--- EXERCISE TASK ---
Where the data below has the string "matplotlib", return the whole line.

--- LISTED ENTRIES ---
----------

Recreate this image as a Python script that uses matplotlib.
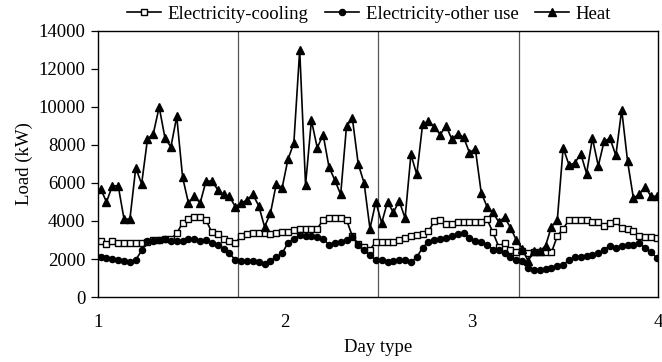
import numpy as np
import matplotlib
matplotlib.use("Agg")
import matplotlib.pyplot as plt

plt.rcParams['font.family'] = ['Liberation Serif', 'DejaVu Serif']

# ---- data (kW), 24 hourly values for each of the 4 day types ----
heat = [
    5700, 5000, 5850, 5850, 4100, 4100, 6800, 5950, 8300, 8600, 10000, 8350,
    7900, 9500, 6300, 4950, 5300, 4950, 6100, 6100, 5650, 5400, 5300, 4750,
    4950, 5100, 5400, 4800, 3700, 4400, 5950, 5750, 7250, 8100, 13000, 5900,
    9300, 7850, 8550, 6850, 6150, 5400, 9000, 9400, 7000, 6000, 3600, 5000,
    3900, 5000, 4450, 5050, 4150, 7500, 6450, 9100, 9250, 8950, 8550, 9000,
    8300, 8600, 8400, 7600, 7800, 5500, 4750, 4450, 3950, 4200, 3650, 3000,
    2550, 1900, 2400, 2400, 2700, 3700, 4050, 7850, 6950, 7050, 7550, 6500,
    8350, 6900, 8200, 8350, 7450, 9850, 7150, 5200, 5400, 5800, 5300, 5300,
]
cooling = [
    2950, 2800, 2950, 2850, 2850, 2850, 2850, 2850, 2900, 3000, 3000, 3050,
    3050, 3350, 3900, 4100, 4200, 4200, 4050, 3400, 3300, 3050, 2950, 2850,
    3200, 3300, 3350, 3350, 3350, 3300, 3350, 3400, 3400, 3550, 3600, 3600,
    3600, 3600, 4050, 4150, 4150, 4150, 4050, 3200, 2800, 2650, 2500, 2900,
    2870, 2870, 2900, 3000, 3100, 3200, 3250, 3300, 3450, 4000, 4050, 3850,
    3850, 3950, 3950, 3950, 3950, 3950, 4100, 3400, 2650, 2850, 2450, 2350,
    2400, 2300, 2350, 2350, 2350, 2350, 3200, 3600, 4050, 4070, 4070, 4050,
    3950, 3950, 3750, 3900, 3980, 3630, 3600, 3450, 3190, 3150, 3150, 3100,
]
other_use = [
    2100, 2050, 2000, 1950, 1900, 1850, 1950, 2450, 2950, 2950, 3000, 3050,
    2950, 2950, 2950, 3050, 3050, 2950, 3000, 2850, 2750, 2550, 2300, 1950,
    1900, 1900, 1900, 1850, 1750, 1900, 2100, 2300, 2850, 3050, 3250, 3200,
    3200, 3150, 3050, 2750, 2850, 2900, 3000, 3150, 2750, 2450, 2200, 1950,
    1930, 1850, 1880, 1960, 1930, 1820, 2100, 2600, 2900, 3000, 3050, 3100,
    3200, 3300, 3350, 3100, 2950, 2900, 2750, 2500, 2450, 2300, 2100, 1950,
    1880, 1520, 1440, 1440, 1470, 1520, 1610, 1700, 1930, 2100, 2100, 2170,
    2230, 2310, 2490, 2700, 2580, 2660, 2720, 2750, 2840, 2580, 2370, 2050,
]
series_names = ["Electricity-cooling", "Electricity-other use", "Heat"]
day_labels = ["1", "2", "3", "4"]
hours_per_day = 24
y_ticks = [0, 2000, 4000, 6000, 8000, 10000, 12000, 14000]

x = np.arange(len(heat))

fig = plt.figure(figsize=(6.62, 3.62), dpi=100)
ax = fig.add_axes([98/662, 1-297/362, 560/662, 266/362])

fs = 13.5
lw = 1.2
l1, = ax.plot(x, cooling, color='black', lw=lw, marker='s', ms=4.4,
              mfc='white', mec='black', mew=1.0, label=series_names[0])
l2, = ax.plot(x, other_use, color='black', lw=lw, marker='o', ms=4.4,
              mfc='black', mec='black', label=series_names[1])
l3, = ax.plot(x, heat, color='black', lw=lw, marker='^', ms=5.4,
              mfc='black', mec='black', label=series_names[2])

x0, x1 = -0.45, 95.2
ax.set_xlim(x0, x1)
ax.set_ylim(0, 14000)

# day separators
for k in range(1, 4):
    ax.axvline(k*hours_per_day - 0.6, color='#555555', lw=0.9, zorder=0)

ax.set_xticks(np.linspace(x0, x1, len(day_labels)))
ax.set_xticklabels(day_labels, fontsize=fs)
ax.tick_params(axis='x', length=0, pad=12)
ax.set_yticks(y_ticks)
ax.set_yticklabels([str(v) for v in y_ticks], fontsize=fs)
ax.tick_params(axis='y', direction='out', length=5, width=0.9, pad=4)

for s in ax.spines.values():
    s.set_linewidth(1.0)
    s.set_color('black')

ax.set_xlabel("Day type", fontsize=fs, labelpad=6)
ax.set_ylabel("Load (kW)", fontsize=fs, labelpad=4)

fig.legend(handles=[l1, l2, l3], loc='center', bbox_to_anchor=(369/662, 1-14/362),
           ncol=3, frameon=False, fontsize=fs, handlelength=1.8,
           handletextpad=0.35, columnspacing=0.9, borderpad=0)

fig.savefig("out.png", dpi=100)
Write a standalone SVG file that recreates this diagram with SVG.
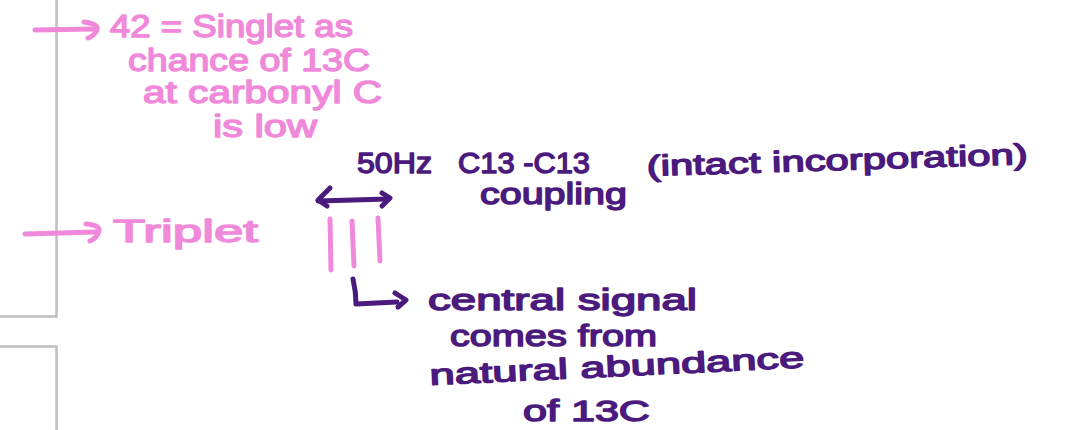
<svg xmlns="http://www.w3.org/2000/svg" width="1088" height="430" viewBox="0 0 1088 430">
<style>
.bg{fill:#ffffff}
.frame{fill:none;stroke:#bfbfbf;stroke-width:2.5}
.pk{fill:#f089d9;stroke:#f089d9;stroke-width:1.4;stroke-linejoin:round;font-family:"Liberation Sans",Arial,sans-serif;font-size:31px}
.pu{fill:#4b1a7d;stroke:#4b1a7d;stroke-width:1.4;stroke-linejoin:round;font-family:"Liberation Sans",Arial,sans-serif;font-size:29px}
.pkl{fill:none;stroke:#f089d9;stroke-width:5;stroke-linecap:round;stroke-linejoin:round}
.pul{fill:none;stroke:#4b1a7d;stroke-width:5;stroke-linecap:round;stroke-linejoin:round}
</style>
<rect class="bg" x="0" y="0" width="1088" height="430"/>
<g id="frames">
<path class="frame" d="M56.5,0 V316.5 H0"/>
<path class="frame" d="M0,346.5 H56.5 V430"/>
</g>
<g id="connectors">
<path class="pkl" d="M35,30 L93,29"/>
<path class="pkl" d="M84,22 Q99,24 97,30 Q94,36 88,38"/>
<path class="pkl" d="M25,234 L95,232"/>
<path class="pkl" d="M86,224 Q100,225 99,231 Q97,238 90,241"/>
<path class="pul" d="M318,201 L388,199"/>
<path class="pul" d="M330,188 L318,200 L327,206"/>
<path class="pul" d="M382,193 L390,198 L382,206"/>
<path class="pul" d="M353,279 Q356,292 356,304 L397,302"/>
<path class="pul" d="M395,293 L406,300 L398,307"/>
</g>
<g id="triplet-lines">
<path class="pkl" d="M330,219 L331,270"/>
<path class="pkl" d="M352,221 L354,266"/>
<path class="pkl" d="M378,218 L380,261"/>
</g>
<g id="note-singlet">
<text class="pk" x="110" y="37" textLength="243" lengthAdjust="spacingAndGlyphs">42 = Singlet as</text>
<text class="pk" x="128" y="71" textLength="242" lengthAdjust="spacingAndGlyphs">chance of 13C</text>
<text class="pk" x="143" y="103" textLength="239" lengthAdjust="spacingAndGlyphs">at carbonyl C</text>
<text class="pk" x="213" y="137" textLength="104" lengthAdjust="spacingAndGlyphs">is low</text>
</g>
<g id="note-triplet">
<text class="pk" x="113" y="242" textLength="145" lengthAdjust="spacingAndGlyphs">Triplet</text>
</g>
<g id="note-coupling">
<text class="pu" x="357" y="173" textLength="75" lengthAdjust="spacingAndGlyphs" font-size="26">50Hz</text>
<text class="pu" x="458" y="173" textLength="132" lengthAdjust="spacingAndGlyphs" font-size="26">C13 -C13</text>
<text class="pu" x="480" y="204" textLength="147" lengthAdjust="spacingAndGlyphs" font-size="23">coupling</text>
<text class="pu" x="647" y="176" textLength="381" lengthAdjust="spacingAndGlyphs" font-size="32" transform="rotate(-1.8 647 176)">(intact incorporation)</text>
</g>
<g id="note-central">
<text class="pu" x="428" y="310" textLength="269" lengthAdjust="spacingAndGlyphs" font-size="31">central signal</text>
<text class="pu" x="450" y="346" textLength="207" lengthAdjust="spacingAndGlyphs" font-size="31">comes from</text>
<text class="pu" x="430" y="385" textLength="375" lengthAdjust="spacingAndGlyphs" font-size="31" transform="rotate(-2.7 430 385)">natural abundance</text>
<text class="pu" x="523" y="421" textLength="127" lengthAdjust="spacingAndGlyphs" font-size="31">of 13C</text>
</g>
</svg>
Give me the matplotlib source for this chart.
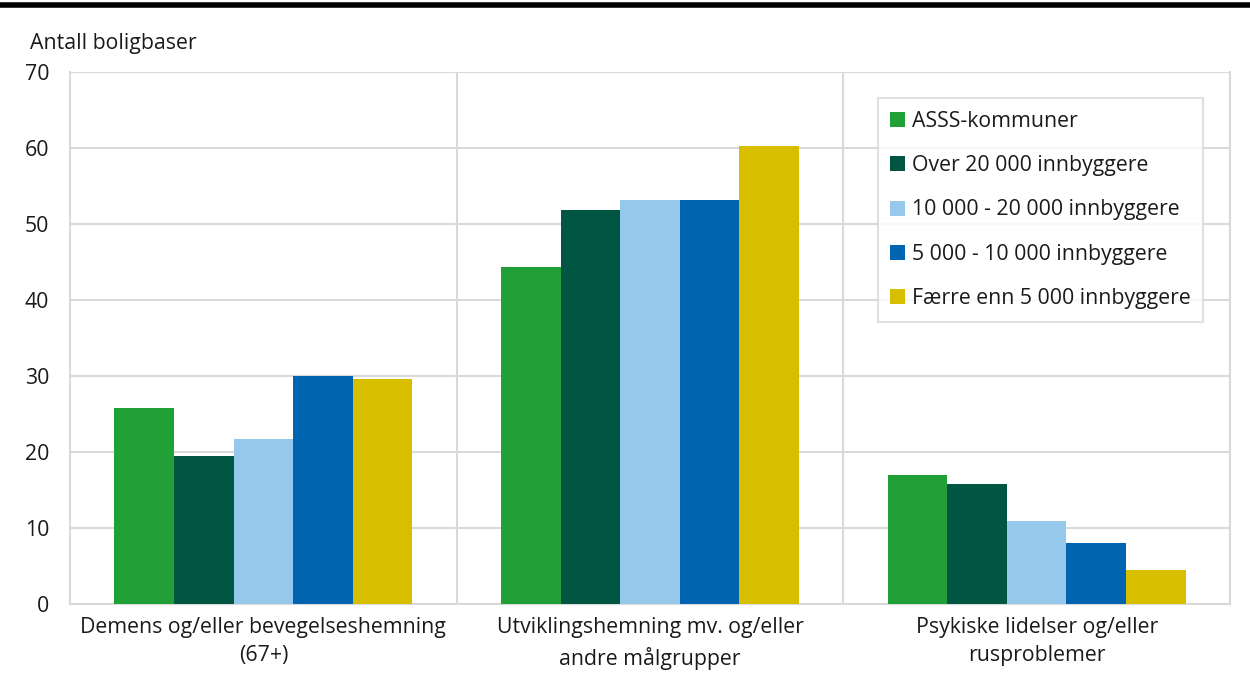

----------

--- COMPLETE RESPONSE ---
Recreate this image as a Python script that uses matplotlib.
import matplotlib
matplotlib.use("Agg")
import matplotlib.pyplot as plt
Give me the matplotlib source for this chart.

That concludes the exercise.